The project is part of Uganda’s output-based aid (OBA) pilot program for small towns and rural growth centers – one of the first such programs in Sub-Saharan Africa – which is expected to improve access to water for over 55,000 people.  The program is supported by a US$3.2 million grant from the Global Partnership on Output-Based Aid (GPOBA), a World Bank-administered program.

Under the GPOBA pilot, over 200 private service connections in the form of yard taps and 140 public stand-posts have been constructed in Masafu. Altogether, the project has reached more than 29,000 beneficiaries.

Before the program, the Masafu Primary School could only afford to run one tap for two hours a day to provide water for 200 pupils, explained Nakku Bena Elizabeth, Masafu Primary School’s head teacher.

“We feel so much relief after the commissioning of these waters pumps. The school now has five yard taps and water flows throughout the day,”said Elizabeth.

Before having access to clean, piped water, most residents of Masafu largely depended on swamps and a few boreholes constructed by government to provide water for agriculture and domestic use.In Busia District, 64 percent of residents have access to safe water in both rural and urban areas. In Masafu sub-county 63.3 percent have access.

The three water pumps were completed on schedule according to Vincent Adera, the Chief Administrative Officer of Busia District. He said the community was extremely cooperative during the process and even pitched in to help complete the initiative. 

Masafu’s water pumps will be maintained by a regional umbrella organization established by the Ministry of Water to support functionality, sustainability, operations and maintenance in Eastern Uganda.

Searching for water exposes women to risks

Limited access to clean water and sanitation has not only threatened the livelihood of people in Masafu sub-county, but has already exposed the rural women to more dangers like battering, rape and poverty. Women often play the main role in providing water for their families and sometimes need to travel far to find it, particularly in rural areas where there is no piped water.

“You see women and girls moving up and down collecting water and firewood and going further and further distance to look for them and this exposes them to a lot of risks in areas where there are conflicts,”said Hon. Rose Munyira, the district’s woman member of Parliament.

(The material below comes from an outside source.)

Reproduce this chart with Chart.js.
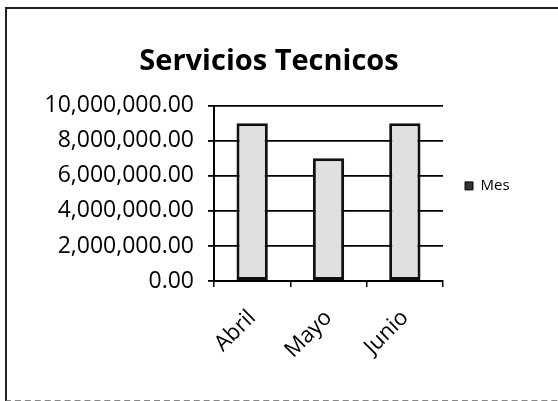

The lack of access to water also begins to affect productivity for women, said Minister of State for Water Jennifer Namuyangu Byakatonda at the commissioning in September.

“More and more women and girls are having to spend a lot of time in search of the commodity.  The amount of time they spend collecting water actually stops them from being able to engage in other economic activities, either for themselves or to support their families. So productivity is affected by the lack of access to water,” Byakatonda said.

Public-private partnership

Through GPOBA, the Ministry of Water and Environment is supporting the implementation of water and sanitation facilities in seven small towns and four rural growth centers in Uganda, including Busembatia, Kachumbala, Kalisizo, Luwero, Magale, Masafu, Namutumba, Rukungiri, Sipi, Wakiso, and Wobulenzi.

The GPOBA funds are used under a public-private partnership involving local water authorities and private operators selected through a competitive process administered by the Ministry of Water and Environment.  Under the OBA approach, the grants are disbursed only after the operators have delivered the agreed outputs or services to a satisfactory standard.

The Ugandan government remains committed to increasing access to safe water services to 77 percent for the entire population and to 100 percent for the urban population by the year 2015.

“The government was steadfast in service delivery and it is geared towards fulfilling the MDGs, water being one of them,” Byakatonda said.